OPINIÓN Y ACTUALIDAD. UNA HIPÓTESIS PSICOLÓGICA SOBRE LOS CORRELATOS NEUROCOGNITIVOS DE LA VIOLENCIA SISTEMÁTICA DEL TERRORISMO
Andrés Montero Gómez
Sociedad Española de Psicología de la Violencia.
Introducción
En enero de 1948, Bertrand Russell, pensador inglés y uno de los más reputados filósofos de la primera mitad del siglo XX, afirmaba en un artículo (Poundstone, 1995) publicado en la revista New Commonwealth que la mejor opción que quedaba a los Estados Unidos en aquellos titubeantes comienzos de la tensión entre bloques era desencadenar lo que se conoció entonces como guerra preventiva, un ataque nuclear, intenso y devastador por sorpresa contra la Unión Soviética que asegurara una victoria total y definitiva. Cuenta Russell en su autobiografía (Russell, 1971) que un poco más de cuarenta años antes, a raíz de una experiencia mística, se había convertido en pacifista y rehuía y argumentaba contra toda clase de agresión y violencia. Incluso, durante la primera Guerra Mundial, el matemático y filósofo había perdido su prestigiosa plaza docente en Cambridge y había apreciado la frialdad de la hospitalidad penitenciaria por un período de seis meses a causa de sus ideales antiviolencia. En la madurez de su vida, en cambio, tras observar el genocidio atómico sobre Hiroshima y Nagasaki, se mostraba acérrimo partidario de la desintegración fulminante de otra nación, la Unión Soviética, antes de que la carrera armamentística del bloque comunista situara en peligro potencial al paraíso occidental, a los buenos, a los aliados.

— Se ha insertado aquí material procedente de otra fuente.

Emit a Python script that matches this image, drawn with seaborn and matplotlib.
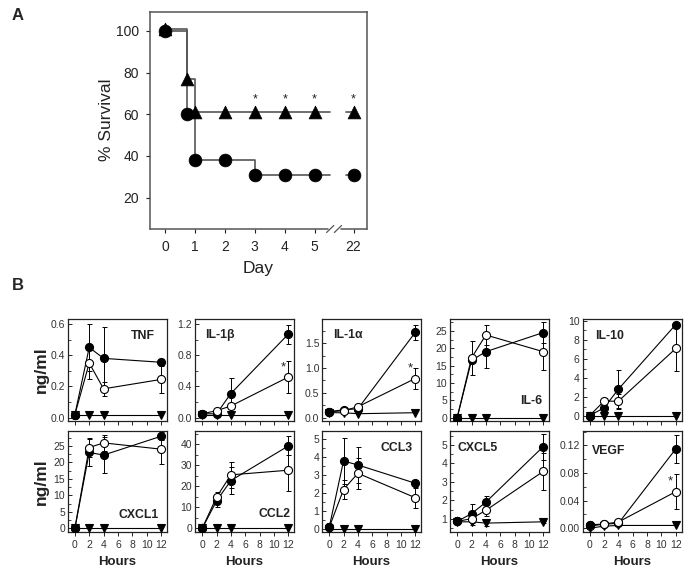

El caso de Russell no es, por supuesto, único. Tras cada enfrentamiento bélico, tras cada inexorable maquinaria de guerra, se esconde agitado el trabajo intelectual de mentes que piensan sobre alternativas y recursos, sobre el progreso basado en unas ideas propias y amenazado por la osadía de planteamientos igualmente elaborados por la razón, pero ajenos. Se conforman de esta manera una suerte de bandos intelectuales, nucleando el conflicto con sus palabras y escritos, que inciden de modo significativo en quienes finalmente empuñarán las armas y esquilmarán las vidas de aquellos señalados como enemigos. La idea, el pensamiento, se tornan de pronto portadores de odios y desatinos, de ambiciones y sufrimientos. El trasfondo de un homicidio pasional, la muerte de una esposa a manos del delirio de un marido, o de un crimen instrumental, el asesinato de un narcotraficante por la traición de unos asociados, se procura sustentar en edificios poco complejos de justificaciones, en los celos, la indiferencia o la rentabilidad delictiva. Por contra, la eliminación sistemática de ciudadanos civiles o la guerra organizada entre ejércitos identificados se rodean de idearios, convenientemente traducidos en realidades paralelas interiorizadas mentalmente, que beben a menudo de reflexiones modeladas en la fragua de la racionalidad más intelectual. La figura del pensador se yergue entonces como un oráculo de donde manan las verdaderas esencias de la justicia. El contenido de los argumentos no importa, ya puedan ser las apologías míticas de un Federico Krutwig para sustentar los atentados de una ETA incipiente o la radicalización religiosa de la ley hebraica para condenar a Isaac Rabin. La palabra como excusa, la doctrina vestida de dogma ha sido en demasiadas ocasiones el detonante racional para la barbarie. Al margen de reacciones defensivas o instintivas de alto contenido biológico, el resto de comportamientos humanos está mediado por el pensamiento, la razón que se manipula en la mente con instrumentos tintados de creencia.